Welcome to the resource topic for 2002/090
Title:
Efficient and Concurrent Zero-Knowledge from any public coin HVZK protocol
Authors: Daniele Micciancio, Erez Petrank
Abstract:We show how to efficiently transform any public coin honest verifier zero knowledge proof system into a proof system that is concurrent zero-knowledge with respect to any (possibly cheating) verifier via
black box simulation. By efficient we mean that our transformation incurs only an additive overhead, both in terms of the number of rounds and the computational and communication complexity of each round, independently of the complexity of the original protocol. Moreover, the transformation preserves (up to negligible additive terms) the soundness and completeness error probabilities. The new proof system is proved secure based on the Decisional Diffie-Hellman (DDH) assumption, in the standard model of computation, i.e., no random oracles, shared random strings, or public key infrastructure is assumed. In addition to the introduction of a practical protocol, this construction provides yet another example of ideas in plausibility results that turn into ideas in the construction of practical protocols.

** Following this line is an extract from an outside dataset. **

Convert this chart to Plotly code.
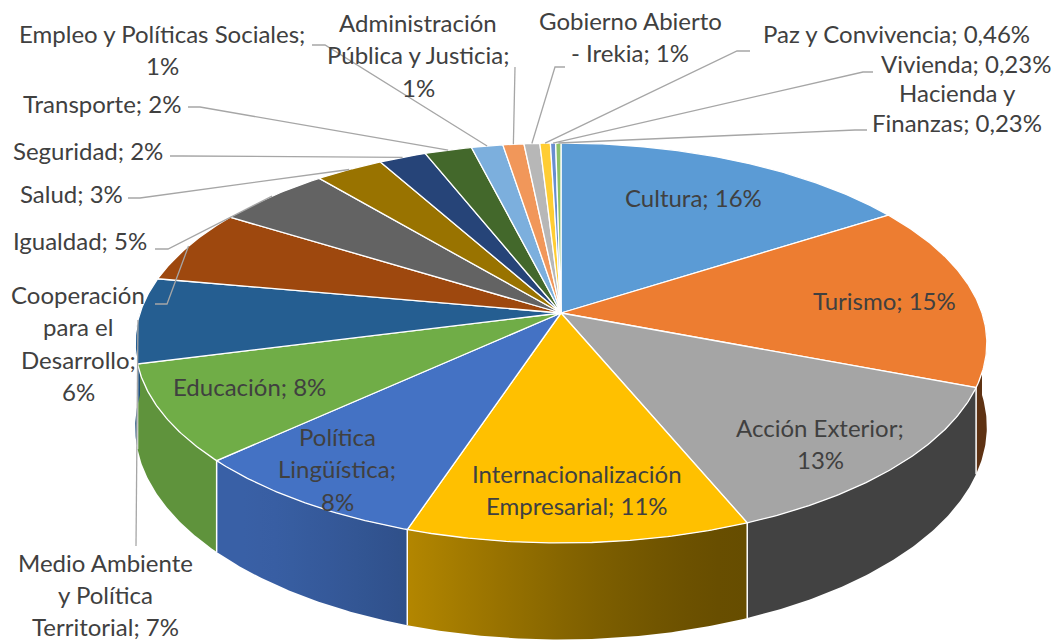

We prove our main result by developing a mechanism for simulatable commitments that may be of independent interest. In particular, it allows a weaker result that is interesting as well. We present
an efficient transformation of any honest verifier public-coin
computational zero-knowledge proof into a (public coin) computational zero-knowledge proof secure against any verifier. The overhead of this second transformation is minimal: we only increase the number of rounds by 3, and increase the computational cost by 2 public key operations for each round of the original protocol. The cost of the more general transformation leading to concurrent zero knowledge is also close to optimal (for black box simulation), requiring only omega(log n) additional rounds (where n is a security parameter and omega(log n) can be any superlogarithmic function of n (e.g.,
log(n)log^*(n)), and omega(log n) additional public key operations for each round of the original protocol.